-- START OF Data segment --

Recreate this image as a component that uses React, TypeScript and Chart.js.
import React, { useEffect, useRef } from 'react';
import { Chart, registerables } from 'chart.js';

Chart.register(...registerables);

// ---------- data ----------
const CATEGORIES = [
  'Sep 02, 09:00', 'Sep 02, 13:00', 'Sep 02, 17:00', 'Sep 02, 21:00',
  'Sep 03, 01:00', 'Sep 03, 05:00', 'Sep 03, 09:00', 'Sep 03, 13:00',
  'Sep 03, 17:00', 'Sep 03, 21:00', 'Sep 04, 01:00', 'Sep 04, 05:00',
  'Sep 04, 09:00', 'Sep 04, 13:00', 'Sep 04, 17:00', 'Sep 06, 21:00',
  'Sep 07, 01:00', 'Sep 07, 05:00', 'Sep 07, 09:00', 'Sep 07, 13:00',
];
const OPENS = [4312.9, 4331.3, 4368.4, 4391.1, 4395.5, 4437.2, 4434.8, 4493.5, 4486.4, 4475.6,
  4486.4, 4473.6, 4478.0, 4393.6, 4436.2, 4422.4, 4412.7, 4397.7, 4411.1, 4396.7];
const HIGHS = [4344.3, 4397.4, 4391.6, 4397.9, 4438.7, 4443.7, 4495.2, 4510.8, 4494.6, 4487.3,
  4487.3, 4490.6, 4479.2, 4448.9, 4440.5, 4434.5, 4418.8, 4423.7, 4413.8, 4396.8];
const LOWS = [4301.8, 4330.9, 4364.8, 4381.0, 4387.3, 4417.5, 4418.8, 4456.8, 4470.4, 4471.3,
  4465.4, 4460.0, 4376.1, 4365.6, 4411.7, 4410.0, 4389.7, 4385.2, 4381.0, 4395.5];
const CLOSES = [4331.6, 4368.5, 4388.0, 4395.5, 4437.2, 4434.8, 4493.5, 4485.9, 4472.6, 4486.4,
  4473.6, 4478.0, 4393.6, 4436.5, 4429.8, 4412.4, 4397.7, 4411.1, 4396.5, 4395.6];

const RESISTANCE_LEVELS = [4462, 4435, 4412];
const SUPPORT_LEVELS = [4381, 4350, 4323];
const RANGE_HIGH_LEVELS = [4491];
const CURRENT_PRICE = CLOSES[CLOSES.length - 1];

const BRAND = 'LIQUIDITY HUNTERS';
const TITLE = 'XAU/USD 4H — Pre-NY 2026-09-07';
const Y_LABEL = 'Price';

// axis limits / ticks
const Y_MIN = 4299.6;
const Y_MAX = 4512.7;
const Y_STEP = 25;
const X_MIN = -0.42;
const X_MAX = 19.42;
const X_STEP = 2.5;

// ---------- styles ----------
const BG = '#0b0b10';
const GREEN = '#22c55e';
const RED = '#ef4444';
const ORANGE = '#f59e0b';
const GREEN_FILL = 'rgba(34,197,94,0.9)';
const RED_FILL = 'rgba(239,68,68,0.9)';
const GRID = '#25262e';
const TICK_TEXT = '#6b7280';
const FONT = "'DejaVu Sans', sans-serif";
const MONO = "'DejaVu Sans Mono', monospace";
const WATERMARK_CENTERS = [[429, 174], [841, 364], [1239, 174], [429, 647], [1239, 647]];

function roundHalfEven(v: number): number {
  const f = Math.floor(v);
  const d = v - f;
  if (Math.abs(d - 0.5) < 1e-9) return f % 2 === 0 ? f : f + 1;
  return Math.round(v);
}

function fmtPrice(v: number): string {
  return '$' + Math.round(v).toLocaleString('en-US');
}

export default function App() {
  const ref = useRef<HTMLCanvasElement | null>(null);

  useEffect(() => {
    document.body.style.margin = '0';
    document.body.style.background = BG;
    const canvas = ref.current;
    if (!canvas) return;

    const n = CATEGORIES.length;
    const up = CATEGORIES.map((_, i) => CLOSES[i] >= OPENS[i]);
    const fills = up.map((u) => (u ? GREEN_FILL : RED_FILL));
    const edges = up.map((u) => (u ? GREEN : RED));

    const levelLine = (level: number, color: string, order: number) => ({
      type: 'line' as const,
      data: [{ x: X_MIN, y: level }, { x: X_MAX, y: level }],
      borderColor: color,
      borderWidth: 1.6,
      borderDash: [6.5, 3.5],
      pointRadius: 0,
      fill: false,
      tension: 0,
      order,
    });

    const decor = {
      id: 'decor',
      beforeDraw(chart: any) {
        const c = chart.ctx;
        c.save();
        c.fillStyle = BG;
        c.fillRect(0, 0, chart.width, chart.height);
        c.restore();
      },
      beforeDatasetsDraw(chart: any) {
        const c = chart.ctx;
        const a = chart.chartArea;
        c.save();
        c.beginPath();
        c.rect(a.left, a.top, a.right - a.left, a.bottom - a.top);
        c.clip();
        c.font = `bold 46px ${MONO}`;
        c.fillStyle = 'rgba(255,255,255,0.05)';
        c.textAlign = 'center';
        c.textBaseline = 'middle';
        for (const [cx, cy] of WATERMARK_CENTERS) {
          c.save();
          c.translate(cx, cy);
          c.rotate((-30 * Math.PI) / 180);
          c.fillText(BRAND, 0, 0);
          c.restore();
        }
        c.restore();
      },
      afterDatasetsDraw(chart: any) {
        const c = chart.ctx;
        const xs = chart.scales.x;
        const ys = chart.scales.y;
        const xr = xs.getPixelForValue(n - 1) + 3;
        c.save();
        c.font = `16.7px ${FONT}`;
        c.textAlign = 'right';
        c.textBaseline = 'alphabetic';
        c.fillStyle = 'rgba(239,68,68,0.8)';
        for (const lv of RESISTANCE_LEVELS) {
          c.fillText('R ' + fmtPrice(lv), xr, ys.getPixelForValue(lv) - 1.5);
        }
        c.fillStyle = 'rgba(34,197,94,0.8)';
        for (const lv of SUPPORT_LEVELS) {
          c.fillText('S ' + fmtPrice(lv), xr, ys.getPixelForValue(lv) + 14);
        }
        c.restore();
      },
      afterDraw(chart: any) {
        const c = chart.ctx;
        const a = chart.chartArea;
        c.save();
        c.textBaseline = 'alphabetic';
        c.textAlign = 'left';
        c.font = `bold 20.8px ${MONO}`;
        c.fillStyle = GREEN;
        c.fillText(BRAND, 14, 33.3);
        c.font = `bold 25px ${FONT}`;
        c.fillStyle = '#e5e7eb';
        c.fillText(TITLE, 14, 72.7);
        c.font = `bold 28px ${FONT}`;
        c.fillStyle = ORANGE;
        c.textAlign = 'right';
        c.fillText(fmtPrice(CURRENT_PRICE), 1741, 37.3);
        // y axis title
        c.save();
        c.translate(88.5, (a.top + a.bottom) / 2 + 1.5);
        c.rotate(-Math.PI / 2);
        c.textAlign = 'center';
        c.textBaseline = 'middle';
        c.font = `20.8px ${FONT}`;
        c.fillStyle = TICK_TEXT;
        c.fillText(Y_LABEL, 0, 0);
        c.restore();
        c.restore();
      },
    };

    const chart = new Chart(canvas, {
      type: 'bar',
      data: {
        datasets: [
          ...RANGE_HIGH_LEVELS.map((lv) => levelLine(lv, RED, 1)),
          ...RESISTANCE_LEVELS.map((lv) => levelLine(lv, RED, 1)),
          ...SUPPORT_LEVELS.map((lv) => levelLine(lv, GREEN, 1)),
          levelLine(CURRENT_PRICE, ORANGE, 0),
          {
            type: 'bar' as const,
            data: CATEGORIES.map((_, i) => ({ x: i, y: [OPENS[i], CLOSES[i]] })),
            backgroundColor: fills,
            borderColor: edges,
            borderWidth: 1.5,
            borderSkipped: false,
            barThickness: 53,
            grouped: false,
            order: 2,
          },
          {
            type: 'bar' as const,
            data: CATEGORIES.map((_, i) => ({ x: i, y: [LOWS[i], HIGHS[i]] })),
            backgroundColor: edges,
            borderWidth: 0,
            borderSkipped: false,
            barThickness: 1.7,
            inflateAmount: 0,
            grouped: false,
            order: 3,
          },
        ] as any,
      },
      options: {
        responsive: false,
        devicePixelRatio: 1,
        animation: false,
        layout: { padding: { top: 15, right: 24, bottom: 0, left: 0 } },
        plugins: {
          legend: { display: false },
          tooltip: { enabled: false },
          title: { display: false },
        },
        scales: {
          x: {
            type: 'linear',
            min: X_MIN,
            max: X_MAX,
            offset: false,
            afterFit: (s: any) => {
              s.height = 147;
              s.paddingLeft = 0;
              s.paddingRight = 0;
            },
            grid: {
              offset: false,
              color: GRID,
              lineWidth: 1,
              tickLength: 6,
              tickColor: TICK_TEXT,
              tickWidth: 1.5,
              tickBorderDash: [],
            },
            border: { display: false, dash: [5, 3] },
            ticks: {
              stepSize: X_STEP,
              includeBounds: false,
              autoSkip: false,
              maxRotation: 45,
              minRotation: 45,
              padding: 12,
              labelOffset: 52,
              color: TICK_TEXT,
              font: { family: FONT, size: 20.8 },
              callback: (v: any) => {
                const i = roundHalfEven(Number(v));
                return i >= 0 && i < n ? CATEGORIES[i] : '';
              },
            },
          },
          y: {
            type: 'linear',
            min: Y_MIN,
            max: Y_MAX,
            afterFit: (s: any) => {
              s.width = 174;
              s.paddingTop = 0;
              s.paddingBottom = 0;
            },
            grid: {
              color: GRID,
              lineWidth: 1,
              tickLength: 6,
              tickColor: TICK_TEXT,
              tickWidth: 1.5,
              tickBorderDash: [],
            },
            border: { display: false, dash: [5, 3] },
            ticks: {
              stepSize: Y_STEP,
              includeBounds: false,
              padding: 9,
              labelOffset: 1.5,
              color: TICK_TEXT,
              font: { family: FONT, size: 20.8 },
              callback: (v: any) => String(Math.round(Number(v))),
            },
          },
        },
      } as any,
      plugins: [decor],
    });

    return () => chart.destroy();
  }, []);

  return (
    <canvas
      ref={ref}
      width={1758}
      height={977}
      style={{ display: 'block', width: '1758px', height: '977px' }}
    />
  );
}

-- END OF Data segment --

# Work to do
Using the data above, restate word for word the lines from its opening line through the line that contains "const CURRENT_PRICE = CLOSES[CLOSES.length", and no more.

# Complete response
Recreate this image as a component that uses React, TypeScript and Chart.js.
import React, { useEffect, useRef } from 'react';
import { Chart, registerables } from 'chart.js';

Chart.register(...registerables);

// ---------- data ----------
const CATEGORIES = [
  'Sep 02, 09:00', 'Sep 02, 13:00', 'Sep 02, 17:00', 'Sep 02, 21:00',
  'Sep 03, 01:00', 'Sep 03, 05:00', 'Sep 03, 09:00', 'Sep 03, 13:00',
  'Sep 03, 17:00', 'Sep 03, 21:00', 'Sep 04, 01:00', 'Sep 04, 05:00',
  'Sep 04, 09:00', 'Sep 04, 13:00', 'Sep 04, 17:00', 'Sep 06, 21:00',
  'Sep 07, 01:00', 'Sep 07, 05:00', 'Sep 07, 09:00', 'Sep 07, 13:00',
];
const OPENS = [4312.9, 4331.3, 4368.4, 4391.1, 4395.5, 4437.2, 4434.8, 4493.5, 4486.4, 4475.6,
  4486.4, 4473.6, 4478.0, 4393.6, 4436.2, 4422.4, 4412.7, 4397.7, 4411.1, 4396.7];
const HIGHS = [4344.3, 4397.4, 4391.6, 4397.9, 4438.7, 4443.7, 4495.2, 4510.8, 4494.6, 4487.3,
  4487.3, 4490.6, 4479.2, 4448.9, 4440.5, 4434.5, 4418.8, 4423.7, 4413.8, 4396.8];
const LOWS = [4301.8, 4330.9, 4364.8, 4381.0, 4387.3, 4417.5, 4418.8, 4456.8, 4470.4, 4471.3,
  4465.4, 4460.0, 4376.1, 4365.6, 4411.7, 4410.0, 4389.7, 4385.2, 4381.0, 4395.5];
const CLOSES = [4331.6, 4368.5, 4388.0, 4395.5, 4437.2, 4434.8, 4493.5, 4485.9, 4472.6, 4486.4,
  4473.6, 4478.0, 4393.6, 4436.5, 4429.8, 4412.4, 4397.7, 4411.1, 4396.5, 4395.6];

const RESISTANCE_LEVELS = [4462, 4435, 4412];
const SUPPORT_LEVELS = [4381, 4350, 4323];
const RANGE_HIGH_LEVELS = [4491];
const CURRENT_PRICE = CLOSES[CLOSES.length - 1];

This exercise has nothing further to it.